◆ Dataset records ◆
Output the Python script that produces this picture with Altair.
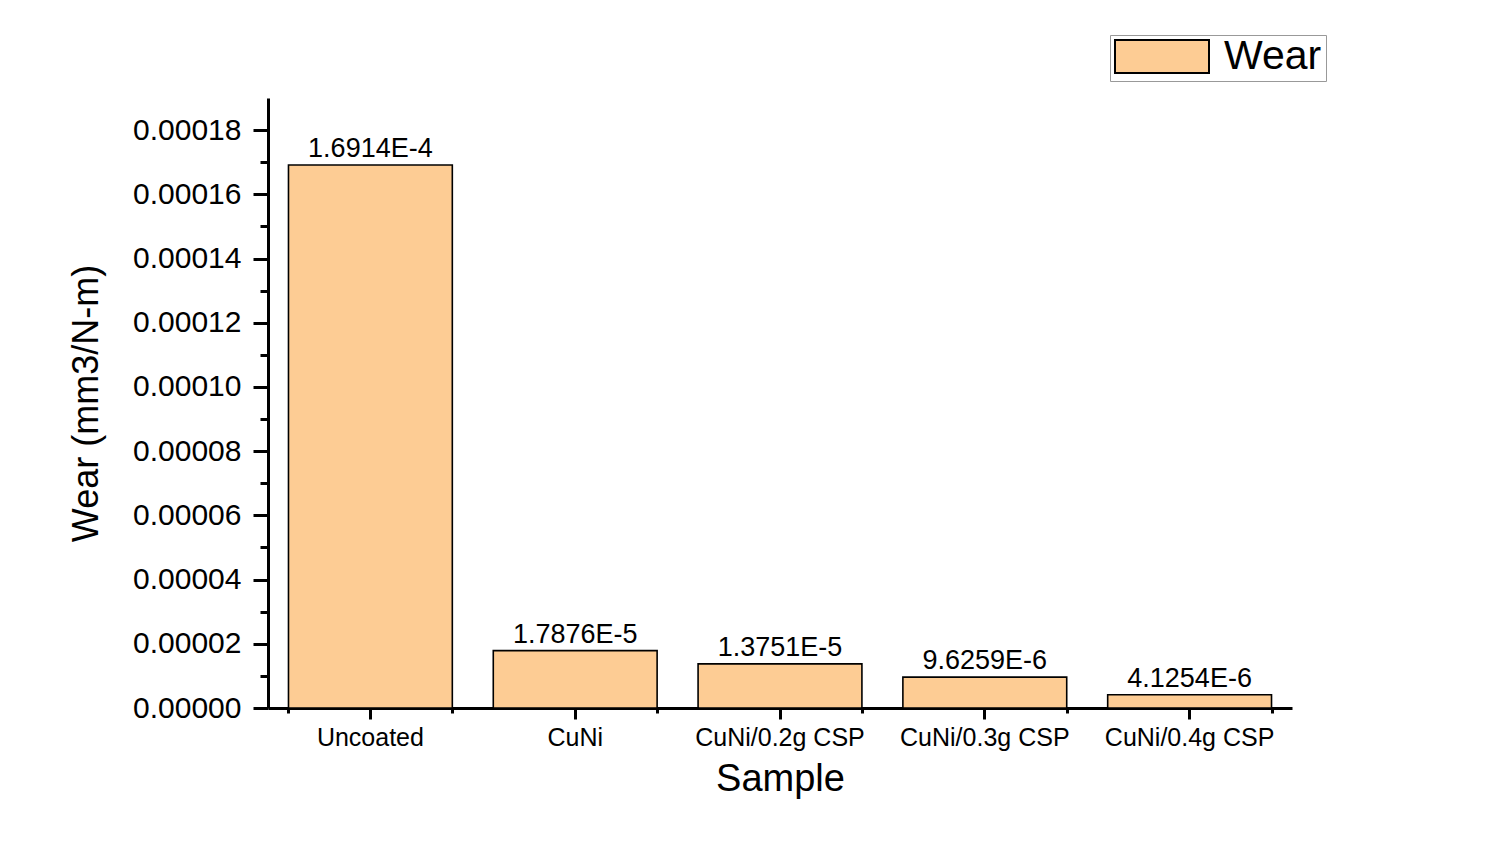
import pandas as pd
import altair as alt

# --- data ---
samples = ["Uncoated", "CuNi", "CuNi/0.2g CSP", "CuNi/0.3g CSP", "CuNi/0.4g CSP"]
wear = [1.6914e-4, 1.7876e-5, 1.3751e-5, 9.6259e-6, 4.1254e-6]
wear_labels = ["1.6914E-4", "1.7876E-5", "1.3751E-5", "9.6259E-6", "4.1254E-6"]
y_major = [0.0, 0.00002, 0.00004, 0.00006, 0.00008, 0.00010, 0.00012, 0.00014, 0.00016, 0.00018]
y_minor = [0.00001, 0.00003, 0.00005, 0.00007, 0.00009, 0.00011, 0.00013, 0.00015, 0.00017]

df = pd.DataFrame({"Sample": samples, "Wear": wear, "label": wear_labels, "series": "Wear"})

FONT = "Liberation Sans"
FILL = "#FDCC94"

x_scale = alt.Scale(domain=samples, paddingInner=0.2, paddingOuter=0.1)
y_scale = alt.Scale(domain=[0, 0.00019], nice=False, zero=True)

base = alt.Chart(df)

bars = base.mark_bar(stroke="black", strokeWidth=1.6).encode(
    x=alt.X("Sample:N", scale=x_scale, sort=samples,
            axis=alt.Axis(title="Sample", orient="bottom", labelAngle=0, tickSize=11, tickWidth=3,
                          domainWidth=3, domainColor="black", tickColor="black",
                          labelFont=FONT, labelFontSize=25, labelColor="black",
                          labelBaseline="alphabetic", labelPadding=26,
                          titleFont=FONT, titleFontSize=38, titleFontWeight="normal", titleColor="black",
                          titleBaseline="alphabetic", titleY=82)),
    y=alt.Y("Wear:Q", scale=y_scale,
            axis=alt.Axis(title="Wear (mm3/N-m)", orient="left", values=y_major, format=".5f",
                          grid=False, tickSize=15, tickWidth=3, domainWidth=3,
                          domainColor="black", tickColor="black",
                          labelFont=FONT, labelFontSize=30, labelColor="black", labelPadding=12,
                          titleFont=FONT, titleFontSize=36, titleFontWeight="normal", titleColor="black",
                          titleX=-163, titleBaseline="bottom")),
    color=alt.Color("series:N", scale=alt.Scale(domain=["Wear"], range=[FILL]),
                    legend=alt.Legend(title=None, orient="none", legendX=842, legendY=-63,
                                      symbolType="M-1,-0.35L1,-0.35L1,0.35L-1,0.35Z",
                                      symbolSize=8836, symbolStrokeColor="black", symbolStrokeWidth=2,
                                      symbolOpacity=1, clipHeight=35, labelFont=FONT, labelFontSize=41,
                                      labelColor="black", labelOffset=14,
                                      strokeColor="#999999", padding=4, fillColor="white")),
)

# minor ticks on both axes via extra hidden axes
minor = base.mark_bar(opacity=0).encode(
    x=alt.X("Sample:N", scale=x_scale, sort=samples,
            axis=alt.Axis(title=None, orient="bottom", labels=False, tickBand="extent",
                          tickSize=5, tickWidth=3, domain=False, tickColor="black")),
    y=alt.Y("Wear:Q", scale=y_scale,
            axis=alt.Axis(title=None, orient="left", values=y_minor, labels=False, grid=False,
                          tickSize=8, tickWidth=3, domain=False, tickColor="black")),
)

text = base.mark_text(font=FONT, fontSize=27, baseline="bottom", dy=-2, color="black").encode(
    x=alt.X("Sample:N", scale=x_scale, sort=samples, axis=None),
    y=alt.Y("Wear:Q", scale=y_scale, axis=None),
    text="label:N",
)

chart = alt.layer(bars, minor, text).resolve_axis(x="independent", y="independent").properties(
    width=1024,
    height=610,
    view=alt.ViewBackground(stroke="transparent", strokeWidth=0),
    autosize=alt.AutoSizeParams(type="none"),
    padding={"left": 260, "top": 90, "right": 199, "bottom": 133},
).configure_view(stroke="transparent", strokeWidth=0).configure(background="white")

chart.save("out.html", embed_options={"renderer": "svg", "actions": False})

* * *

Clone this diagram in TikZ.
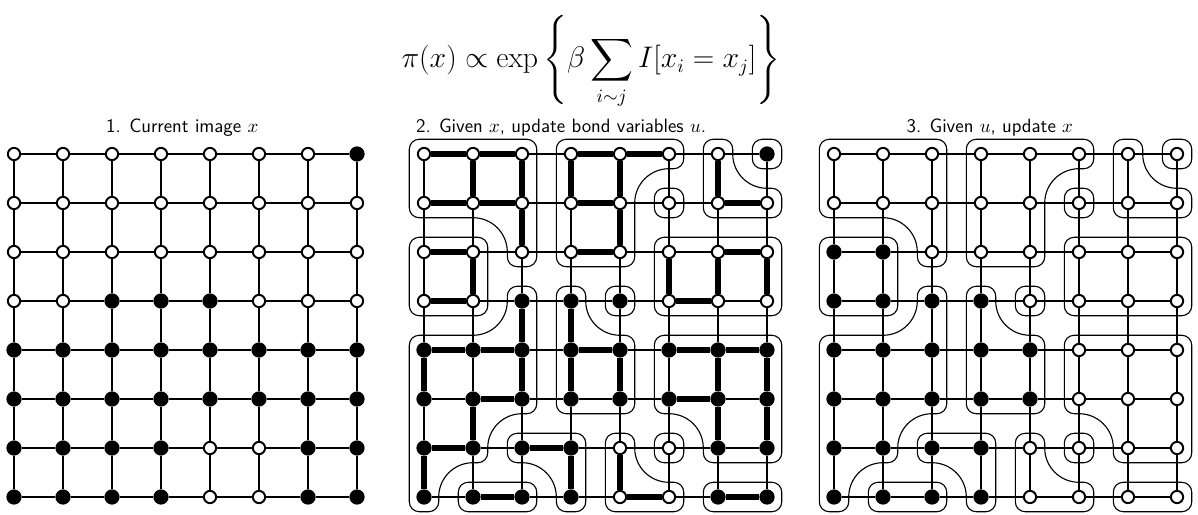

◆ What to do ◆
Give again, word for word, the part that opens with the line containing "Output the Python" and closes with the one containing "import altair as alt". Include both of those lines and skip all pictures.

◆ Solved problem ◆
Output the Python script that produces this picture with Altair.
import pandas as pd
import altair as alt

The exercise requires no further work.